Trump made that clear last week, when he laid out his full energy policy proposal for the first time in Bismarck, North Dakota.  In that speech, Trump said he would roll back president Obama’s climate change regulations, build the Keystone XL pipeline, and “cancel” the landmark Paris climate agreement.  In a nutshell, Trump promised to undo almost every major policy developed in the last decade intended to slow human-caused global warming.

What Trump did not do in his speech, however, was mention the words “climate change.”  He did not say whether he believed the phenomenon was occurring, and he didn’t speculate on how his policies would solve or worsen the problem.

So, ThinkProgress asked five climate scientists to weigh in on the potential climate impacts of Trump’s energy plan.  Their reactions ranged from concerned to flat-out horrified.
  • Higgins: A “greater risk to society.”
    Paul Higgins, the director of the American Meteorological Society’s policy program, registered on the concerned end.
  • Trenberth: “Incredible ignorance.”
    Kevin Trenberth, a distinguished senior scientist at the National Center for Atmospheric Research, had stronger words for the presumptive Republican nominee’s energy plan.

     “[My] quick reaction is that his comments show incredible ignorance with regard to the science and global affairs,” said Trenberth, a leading expert on how climate change impacts the hydrological cycle.
  • Francis: “Greed and selfishness.”
    Jennifer Francis, a research professor at Rutgers University’s Institute of Marine and Coastal Science, also acknowledged that neither the Clean Power Plan nor the Paris climate agreement would slow climate change to a manageable pace on their own. But they are “absolutely critical steps in the right direction,” she said.
  • Mann: “An existential threat.”
    Michael Mann, director of the Earth System Science Center at Pennsylvania State University, kept his comments brief.
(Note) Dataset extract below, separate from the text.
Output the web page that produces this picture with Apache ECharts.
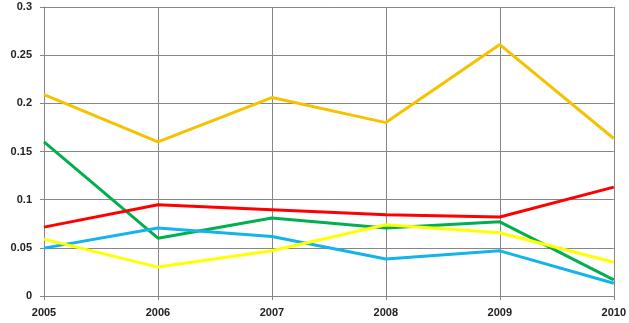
<!DOCTYPE html>
<html>
<head>
<meta charset="utf-8">
<script src="https://cdn.jsdelivr.net/npm/echarts@6/dist/echarts.min.js"></script>
<style>html,body{margin:0;padding:0;background:#fff;}#c{width:629px;height:323px;}</style>
</head>
<body>
<div id="c"></div>
<script>
const years = ['2005', '2006', '2007', '2008', '2009', '2010'];
const goldSeries = [0.209, 0.160, 0.206, 0.180, 0.261, 0.1635];
const greenSeries = [0.160, 0.060, 0.081, 0.0705, 0.077, 0.0167];
const redSeries = [0.0715, 0.0948, 0.0896, 0.0844, 0.082, 0.113];
const blueSeries = [0.0497, 0.0705, 0.0618, 0.0385, 0.0469, 0.0132];
const yellowSeries = [0.059, 0.030, 0.0469, 0.074, 0.0656, 0.035];
const yTicks = [0, 0.05, 0.1, 0.15, 0.2, 0.25, 0.3];

const chart = echarts.init(document.getElementById('c'), null, {renderer: 'canvas'});
const mk = (name, data, color) => ({
  name, type: 'line', data, symbol: 'none', smooth: false,
  lineStyle: {color, width: 3}, itemStyle: {color}
});
const labelFont = {fontFamily: 'Liberation Sans, Arial, sans-serif', fontSize: 11, fontWeight: 'bold', color: '#222'};
chart.setOption({
  animation: false,
  backgroundColor: '#fff',
  grid: {left: 44, right: 14, top: 7, bottom: 27, containLabel: false},
  xAxis: {
    type: 'category', data: years, boundaryGap: false,
    axisLine: {lineStyle: {color: '#868686', width: 1}},
    axisTick: {show: true, length: 4, lineStyle: {color: '#868686'}, alignWithLabel: true},
    axisLabel: Object.assign({margin: 11, interval: 0}, labelFont),
    splitLine: {show: true, lineStyle: {color: '#868686', width: 1}}
  },
  yAxis: {
    type: 'value', min: yTicks[0], max: yTicks[yTicks.length - 1], interval: 0.05,
    axisLine: {show: true, lineStyle: {color: '#868686', width: 1}},
    axisTick: {show: true, length: 4, lineStyle: {color: '#868686'}},
    axisLabel: Object.assign({margin: 12, formatter: v => String(+v.toFixed(2))}, labelFont),
    splitLine: {show: true, lineStyle: {color: '#868686', width: 1}}
  },
  series: [
    mk('gold', goldSeries, '#F5C200'),
    mk('green', greenSeries, '#00B050'),
    mk('red', redSeries, '#FF0000'),
    mk('blue', blueSeries, '#12B4EA'),
    mk('yellow', yellowSeries, '#FFFF00')
  ]
});
</script>
</body>
</html>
    “In my assessment,” he said, “it is not an overstatement to say that Donald Trump’s climate change views and policy proposals constitute an existential threat to this planet.”
  • Hayhoe: “Doing something … is far cheaper than not.”
    Katharine Hayhoe, director of the Climate Science Center at at Texas Tech University, took a technical approach to Trump’s climate plan — specifically, his proposal to “cancel” the Paris climate agreement.  The Paris agreement is a pact between nearly 200 countries to limit global warming to 2 degrees Celsius.

    If the U.S. dropped out of the agreement and continued with no climate policy, Hayhoe calculated that the U.S. would contribute .66 degrees Celsius of warming by 2100. That would result in warming of 2.66 degrees Celsius, which some scientists consider a dangerous level of climate change.